There isn't much chance that human fertility will drop naturally, unfortunately.  As the Economist explains, children have positive economic value in poor, agricultural nations.  Fertility drops naturally as nations become wealthier, but Yemen is becoming poorer.

Yemen had a tradition of sustainable water use for thousands of years.  A major dam in northern Yemen was used for more than 1,000 years before it collapsed in 400AD; though that particular dam was not rebuilt, the overall system continued in effective use until very recently.

The centuries-old sustainable agricultural system fell apart in the 1960's when Yemen was flooded with cheap foreign grain.  Unable to make money growing traditional crops, farmers switched to growing the narcotic qat.  Qat needs a great deal more water than grain, so farmers started drilling new wells.

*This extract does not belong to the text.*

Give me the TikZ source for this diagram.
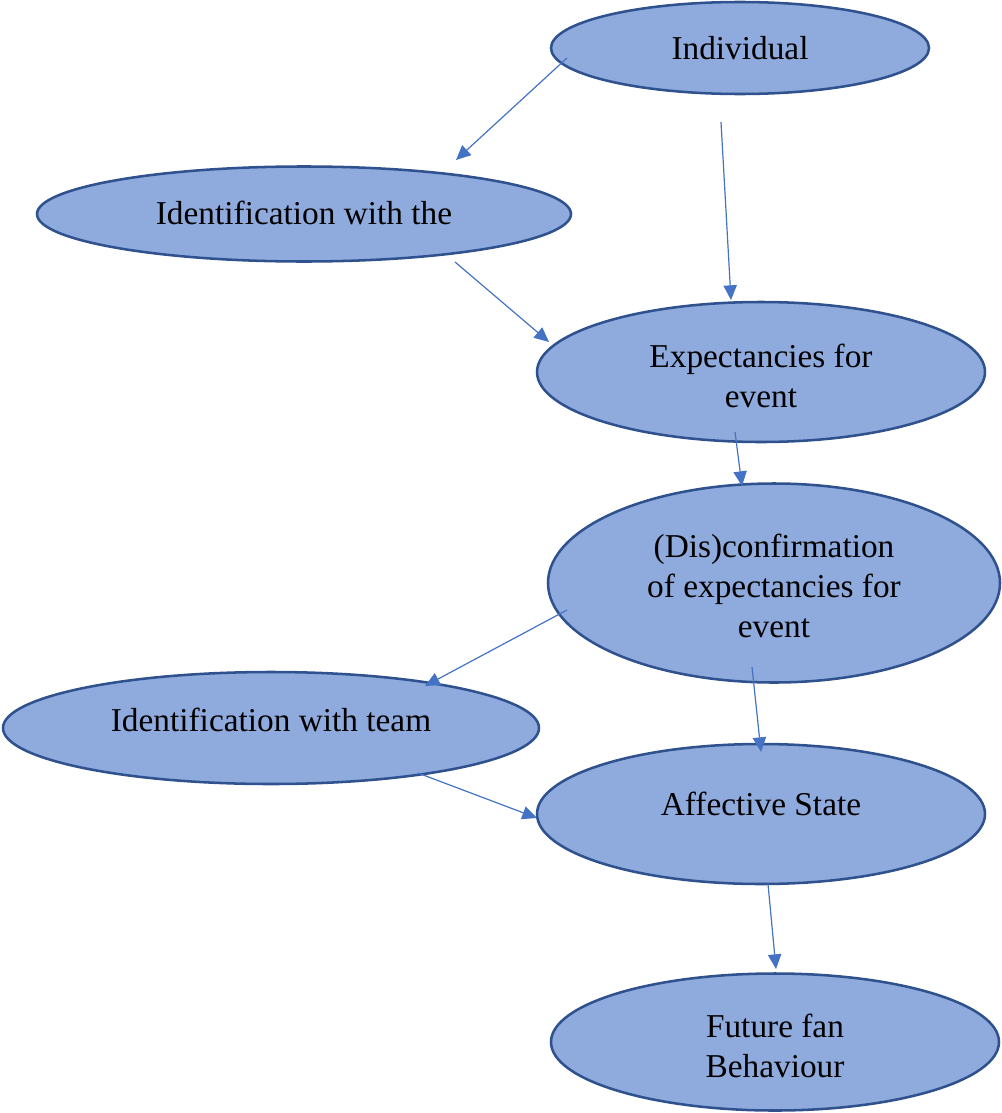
\documentclass[tikz,border=0pt]{standalone}
\usepackage{fontspec}
\setmainfont{Liberation Serif}
\usetikzlibrary{shapes.geometric,arrows.meta}
\definecolor{efill}{HTML}{8FAADC}
\definecolor{edraw}{HTML}{2F528F}
\definecolor{arr}{HTML}{4472C4}
\tikzset{
  oval/.style={ellipse, draw=edraw, fill=efill, line width=1.9pt, inner sep=0pt},
  txt/.style={align=center, font=\fontsize{25}{30}\selectfont, text=black},
  conn/.style={draw=arr, line width=0.9pt, -{Triangle[length=11pt,width=10pt]}}
}
\begin{document}
\begin{tikzpicture}[x=0.75pt,y=-0.75pt]
\useasboundingbox (0,0) rectangle (1001,1113);
% ellipses
\node[oval, minimum width=283.5pt, minimum height=69pt] (ind) at (740,48) {};
\node[txt] (tind) at (740,48) {Individual};
\node[oval, minimum width=400.5pt, minimum height=71.25pt] (idt) at (304,214) {};
\node[txt] (tidt) at (304,213) {Identification with the};
\node[oval, minimum width=336pt, minimum height=105pt] (exp) at (761,372) {};
\node[txt] (texp) at (761,376) {Expectancies for\\event};
\node[oval, minimum width=339pt, minimum height=149.25pt] (dis) at (774,583) {};
\node[txt] (tdis) at (774,586) {(Dis)confirmation\\of expectancies for\\event};
\node[oval, minimum width=402pt, minimum height=84pt] (team) at (271,728) {};
\node[txt] (tteam) at (271,720) {Identification with team};
\node[oval, minimum width=336pt, minimum height=105pt] (aff) at (761,814) {};
\node[txt] (taff) at (761,804) {Affective State};
\node[oval, minimum width=336pt, minimum height=102.75pt] (fut) at (775,1042) {};
\node[txt] (tfut) at (775,1046) {Future fan\\Behaviour};
% connector end points
\coordinate (a1) at (567,58);  \coordinate (b1) at (456,160);
\coordinate (a2) at (721,122); \coordinate (b2) at (731,300);
\coordinate (a3) at (455,262); \coordinate (b3) at (549,342);
\coordinate (a4) at (735,432); \coordinate (b4) at (742,486);
\coordinate (a5) at (567,610); \coordinate (b5) at (425,686);
\coordinate (a6) at (752,667); \coordinate (b6) at (761,752);
\coordinate (a7) at (418,773); \coordinate (b7) at (537,818);
\coordinate (a8) at (768,884); \coordinate (b8) at (776,969);
\foreach \i in {1,...,8} { \draw[conn] (a\i) -- (b\i); }
\end{tikzpicture}
\end{document}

Drilling unauthorized wells was outlawed in 2002, but the government isn't able to enforce the law.  In some areas, the water table is dropping by 60 feet per year.

The Times article shows Prof. Dorner's simulations being played out for real in a different part of the world.  The Yemeni agricultural system was disrupted by cheap grain imports rather than by food aid, but the results are the same - agricultural productivity fell, population grew, and water use went up faster than rainfall could be increased.  Yemen is headed for a crisis.

This Has All Happened Before

Historical records show that Yemenis scattered all over the Middle East during the famine that came when the dam collapsed in 400AD, but that was before national boundaries were established.  It's unlikely that nearby governments would welcome hordes of starving Yemenis; they've left Palestinians festering in refugee camps for lo these many decades.  Could the international community keep 60 million Yemenis alive through food aid?  Would they?

Even if starvation could be averted, where would drinking water be found?  Lacking oil, Yemen can't afford to desalinate sea water as the Saudis do.  Recycling water takes less power than desalination, but recycling sewage has been criticized by some mullahs as being against the Koran.

The crisis could be postponed through more careful water management and a return to traditional crops, but the "qat mafia" doesn't want to give up the more profitable crop regardless of how much water is used growing it.

Water, Water Everywhere...

We're facing water shortages in California, Ethiopia, Australia, and now Yemen.  The more we hear about drought, the more likely it seems that water shortage is the real crisis, not global warming.  Indeed, that's what Bjorn Lomborg's Copenhagen Consensus of development experts found.

Alas, attempting to force America's middle class back into the third world through totalitarian international "environmental" regulations seems to have more appeal than saving the lives of already-existing, but soon to starve, third worlders.  It's enough to make you wonder if, just possibly, the conspiracy theorists might possibly have a point.